失敗談、自分設計のマイホームの夢が消えた

 昨日のこと、私の失敗談である――。

 結論からいうと、マレーシアでの土地購入と自宅建設工事を断念した。

 外国人購入最低限度額をクリアすべく、土地購入にマレーシア人名義(被信託人)を使い、そこで建物を建て土地プラス建物という不動産の全体価値を引き上げ、法定最低限度額をクリアした時点で名義貸しのマレーシア人友人Aさん(被信託人)から外国人の私(受益者)に譲渡するという法律スキームだったが、被信託人と受益者の間に締結する信託契約の条文について、Aさんから内容の大幅変更を求めてきた。こう述べた――。

 「契約内容をより完全なものにしたい。われわれは古い友人で、このような法的関係から生まれるリスクで友人関係を壊したくないから、こう求めている。だからこそ、完全な契約にしよう」

 一瞬体に電気が走った。そうだった。まさにその通りだ。純粋な友人関係にそれ以外の関係をいま持ち込もうとしているのではないか。それ自体がリスクではないか。

 つまり、友情という「情」に、いま、契約という「法」を注入しようとしているのだ。そこで友情を壊さないために、完全な契約を求める。では、完全な契約というのは存在し得るのだろうか。

 契約というのは、あくまでも法律専門家が現状や予測、想定に基づき、リスクの最小化を図る作業である。リスクをゼロにすることはできない。どんな専門家でも将来を完全かつ完璧に描けるはずがないからである。

 友情を永続的に保っていくには、「情」以外の「法」などの他成分を全く持ち込まないことではないか。私自身がいつも他人に説いていること、いざ自身がその立場に置かれると、危うく忘れるところだったではないか――。

 信頼しているから、金銭や権益を託し、利害関係を作るのではなく、まさに逆であって、信頼しているからこそ、永続的な信頼関係を維持していくために、友情以外の利害関係を持ち込まないことではないか。

 Aさんのリマインドによって、私の覚醒が喚起された。早速丁重に理由を説明し、信託契約の締結を断り、土地購入をキャンセルした。すでに支払った50数万円分の手付金と弁護士費用は捨てたことになるが、その代りに友人一人を失うリスクや負担から解放され、また多く勉強できたこと、いずれも金で換えられないものである。

 ということで、私のマレーシアでの土地購入は失敗した。自己設計によるマイホームの夢が消えたのである。

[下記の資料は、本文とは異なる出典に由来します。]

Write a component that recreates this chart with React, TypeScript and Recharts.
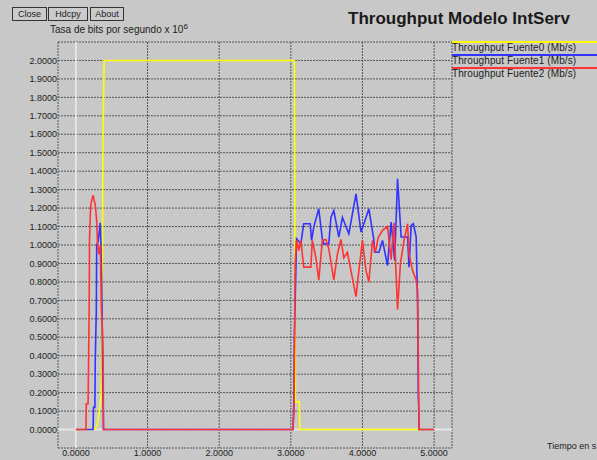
import React from 'react';
import { LineChart, Line, XAxis, YAxis, CartesianGrid, ReferenceLine } from 'recharts';

// Fuente0 (yellow)
const tiempo0 = [0, 0.26, 0.3, 0.335, 0.355, 0.37, 0.378, 0.395, 3.05, 3.065, 3.12, 3.125, 5.0];
const fuente0 = [0, 0, 0.03, 0.12, 0.2, 0.93, 1.6, 2.0, 2.0, 0.15, 0.15, 0, 0];

// Fuente1 (blue)
const tiempo1 = [
  0, 0.24, 0.245, 0.265, 0.27, 0.285, 0.29, 0.31, 0.32, 0.34, 0.35, 0.36, 0.365, 0.375, 0.38, 0.385,
  3.03, 3.04, 3.05, 3.08, 3.14, 3.18, 3.27, 3.29, 3.32, 3.39, 3.44, 3.46, 3.53, 3.56, 3.6, 3.67,
  3.72, 3.81, 3.91, 3.98, 4.02, 4.09, 4.16, 4.17, 4.23, 4.28, 4.35, 4.4, 4.45, 4.49, 4.54, 4.63,
  4.65, 4.68, 4.71, 4.75, 4.77, 4.78, 4.785, 4.79, 5.0,
];
const fuente1 = [
  0, 0, 0.12, 0.12, 0.37, 0.65, 1.0, 1.02, 1.05, 1.12, 1.0, 0.8, 0.66, 0.19, 0.14, 0,
  0, 0.12, 0.5, 1.034, 1.006, 1.115, 1.115, 1.025, 1.097, 1.196, 1.034, 1.006, 1.006, 1.15, 1.187, 1.043,
  1.15, 1.061, 1.277, 1.07, 1.115, 1.196, 1.025, 0.961, 0.961, 1.025, 0.889, 1.124, 0.916, 1.359, 1.043, 1.043,
  0.88, 1.106, 1.115, 1.043, 0.663, 0.17, 0.13, 0, 0,
];

// Fuente2 (red)
const tiempo2 = [
  0, 0.14, 0.145, 0.17, 0.185, 0.19, 0.205, 0.225, 0.24, 0.255, 0.27, 0.29, 0.3, 0.32, 0.34, 0.355,
  0.37, 0.38, 0.385, 3.03, 3.045, 3.06, 3.08, 3.11, 3.14, 3.18, 3.28, 3.3, 3.35, 3.39, 3.44, 3.49,
  3.53, 3.6, 3.65, 3.7, 3.74, 3.79, 3.84, 3.91, 3.95, 4.0, 4.05, 4.09, 4.14, 4.18, 4.22, 4.28,
  4.35, 4.4, 4.44, 4.49, 4.53, 4.58, 4.63, 4.65, 4.7, 4.75, 4.77, 4.79, 5.0,
];
const fuente2 = [
  0, 0, 0.14, 0.14, 0.65, 1.04, 1.21, 1.25, 1.27, 1.24, 1.22, 1.13, 1.02, 0.95, 1.0, 0.66,
  0.55, 0.4, 0, 0, 0.1, 0.9, 1.025, 0.97, 1.025, 0.88, 0.88, 1.025, 0.93, 0.81, 1.025, 1.03,
  0.98, 0.81, 0.95, 1.03, 0.93, 0.96, 0.86, 0.72, 0.86, 1.025, 0.86, 0.8, 1.025, 0.96, 1.04, 1.08,
  1.1, 0.92, 1.12, 0.65, 0.9, 1.025, 1.115, 0.95, 0.86, 0.81, 0.75, 0, 0,
];

const xTicks = [0, 1, 2, 3, 4, 5];
const yTicks = [0, 0.1, 0.2, 0.3, 0.4, 0.5, 0.6, 0.7, 0.8, 0.9, 1.0, 1.1, 1.2, 1.3, 1.4, 1.5, 1.6, 1.7, 1.8, 1.9, 2.0];

const seriesNames = ['Throughput Fuente0 (Mb/s)', 'Throughput Fuente1 (Mb/s)', 'Throughput Fuente2 (Mb/s)'];
const seriesColors = ['#ffff00', '#3333ff', '#ff3333'];

const toPoints = (ts: number[], vs: number[]) => ts.map((t, i) => ({ t, v: vs[i] }));

const FONT = '"Liberation Sans", Arial, sans-serif';

const btn: React.CSSProperties = {
  position: 'absolute',
  top: 7,
  height: 12,
  border: '1px solid #333',
  background: '#cbcbcb',
  fontSize: 9,
  lineHeight: '12px',
  textAlign: 'center',
  color: '#222',
};

export default function App() {
  const lines = [toPoints(tiempo0, fuente0), toPoints(tiempo1, fuente1), toPoints(tiempo2, fuente2)];

  return (
    <div
      style={{
        position: 'relative',
        width: 597,
        height: 460,
        background: '#c8c8c8',
        overflow: 'hidden',
        fontFamily: FONT,
        color: '#222',
      }}
    >
      <style>{'body{margin:0}'}</style>
      <LineChart width={597} height={460} margin={{ top: 42, right: 145, bottom: 0, left: 0 }}>
        <CartesianGrid stroke="#555" strokeDasharray="2 1" strokeWidth={1} />
        <XAxis
          dataKey="t"
          type="number"
          domain={[-0.25, 5.25]}
          ticks={xTicks}
          allowDataOverflow
          height={12}
          tickSize={0}
          tickMargin={2}
          axisLine={false}
          tick={{ fontSize: 9, fill: '#222', fontFamily: FONT }}
          tickFormatter={(v: number) => v.toFixed(4)}
        />
        <YAxis
          type="number"
          domain={[-0.1, 2.1]}
          ticks={yTicks}
          allowDataOverflow
          width={58}
          tickSize={0}
          tickMargin={1}
          axisLine={false}
          interval={0}
          tick={{ fontSize: 9, fill: '#222', fontFamily: FONT }}
          tickFormatter={(v: number) => v.toFixed(4)}
        />
        <ReferenceLine x={0} stroke="#e6e6e6" strokeWidth={2} />
        <ReferenceLine y={0} stroke="#e6e6e6" strokeWidth={2} />
        {lines.map((pts, i) => (
          <Line
            key={seriesNames[i]}
            data={pts}
            dataKey="v"
            name={seriesNames[i]}
            type="linear"
            stroke={seriesColors[i]}
            strokeWidth={1.6}
            dot={false}
            isAnimationActive={false}
          />
        ))}
      </LineChart>

      <div style={{ ...btn, left: 12, width: 33 }}>Close</div>
      <div style={{ ...btn, left: 48, width: 38 }}>Hdcpy</div>
      <div style={{ ...btn, left: 90, width: 32 }}>About</div>

      <div style={{ position: 'absolute', left: 50, top: 22, fontSize: 10 }}>
        Tasa de bits por segundo x 10<sup style={{ fontSize: 8 }}>6</sup>
      </div>

      <div style={{ position: 'absolute', left: 348, top: 9, fontSize: 17, fontWeight: 'bold', color: '#1a1a1a' }}>
        Throughput Modelo IntServ
      </div>

      {seriesNames.map((n, i) => (
        <div key={n} style={{ position: 'absolute', left: 452, top: 41 + i * 12.8, width: 160 }}>
          <div style={{ height: 2, background: seriesColors[i] }} />
          <div style={{ fontSize: 10, lineHeight: '10px', letterSpacing: 0.1 }}>{n}</div>
        </div>
      ))}

      <div style={{ position: 'absolute', left: 547, top: 441, fontSize: 9, whiteSpace: 'nowrap' }}>
        Tiempo en s
      </div>
    </div>
  );
}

コメント: 失敗談、自分設計のマイホームの夢が消えた

  1. なるほど。つまり、立花さんご自身の原則による決定であり、お友達は必ずしもその原則を理解したわけではないということですね。立花さんのお友達であるのも大変ですね。

    1. 価値観を共有するのは友達です。友達は夫婦と違って離婚するような複雑な手続きを経ずに友人関係を解消できます。離婚というのは、「情」(愛情)と「法」(夫婦という法的関係)の混合体の不調和から生まれるトラブルです。友達は価値観を共有できれば、友達であり続け、ダメだったら分かれればよい。だからかく乱要素となる法的関係を入れない。友達でありながら、大変な思いをしたくないことは、まさにおっしゃる通りです。その通りです。

  2. オブラートに包まれた書き方をされているので、よくわからないのですが、マレーシアのご友人は、友情関係を完全なままにするために契約の補完を求めたわけですね。つまり、契約がご友人の納得のいくものになれば、契約を続行しても友人関係には影響を与えないと考えているということです。
    これに対して、立花さんは契約の存在そのものが、友人関係を阻害していることに気付いたと申し出て、契約の破棄にしてもらったということですね。
    この理屈は、マレーシアのお友達には完全に理解されたのでしょうか。それとも、契約の補完の主張が立花さんの気に入らないものであったと理解された可能性もあるのでしょうか。

    1. 泉さん、すべて書いたとおりです。法と情の相互かく乱要因を排除するうえでの切り離しです。